Even if we did all this, economists Ed Glaeser and Joe Gyourko argue that one serious barrier remains: Houses do not walk. No matter how bad things get in Detroit or Treorchy, the houses will still be there, and if they are cheap enough, people will want to live in them. The likely result is a gloomy sort of segregation: Those who feel that they can find a good job in the boom cities will move there and pay the higher rents. Those who are less confident of that would rather have no job in a cheap house than no job in an expensive house. Detroit will have residents for a long time to come.

It’s an interesting thesis, and likely some truth in it too, but there is one huge hole: the data isn’t adjusted for age. Older people are more likely to own homes. And unemployed people over 40 (in some fields, over 35) find it much harder to find a job. It’s age discrimination, in part, but also the reality that most organizations are pyramid shaped. There are more jobs at the bottom and the middle. Employers don’t like hiring people who are overqualified (the subordinate might know more than the boss, or might get bored and quit). And for corporate and professional roles, employers also vastly prefer poaching someone from another company to hiring someone who is out of work, even through no fault of their own.
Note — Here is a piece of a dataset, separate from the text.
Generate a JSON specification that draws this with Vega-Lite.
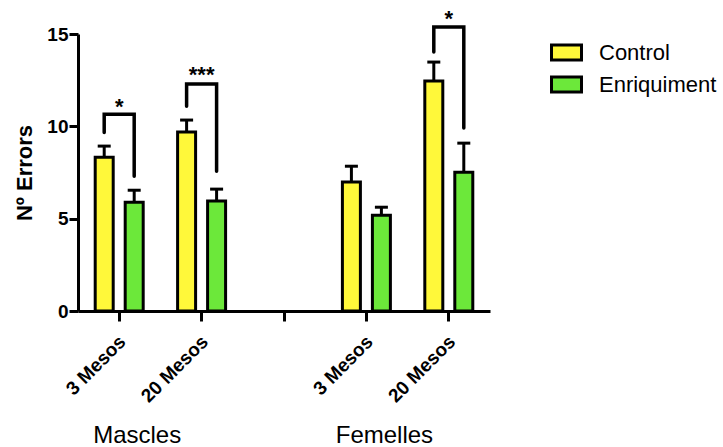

But the demands of the workplace are at odds with home ownership and rootedness. I know of someone over 40 who did lose his job. His old employer was in Boston. His new employer is in exurban Philadelphia. He doesn’t want to take his kids out of school, so he has a brutal commute. How many people are willing to do that?

The demands of labor mobility are increasingly in conflict with community life of any form. A McKinsey partner requisitioned a study by Yankelovich about 8 years ago, which reported (among other things) that college graduates would work for 11 employers before they retired. More recently, the Bureau of Labor Statistics predicts that current college graduates will have 13 jobs by the time they are 38 (note it is not clear whether this includes promotions). That kind of instability makes home ownership a risky move. It’s not just the possible need to relocate, but the uncertainty over income that would get in the way.

I don’t want to live in a society that is that ungrounded (I grew up moving frequently, so I know how disruptive and unhealthy it is) but it looks like we won’t have much choice in that matter.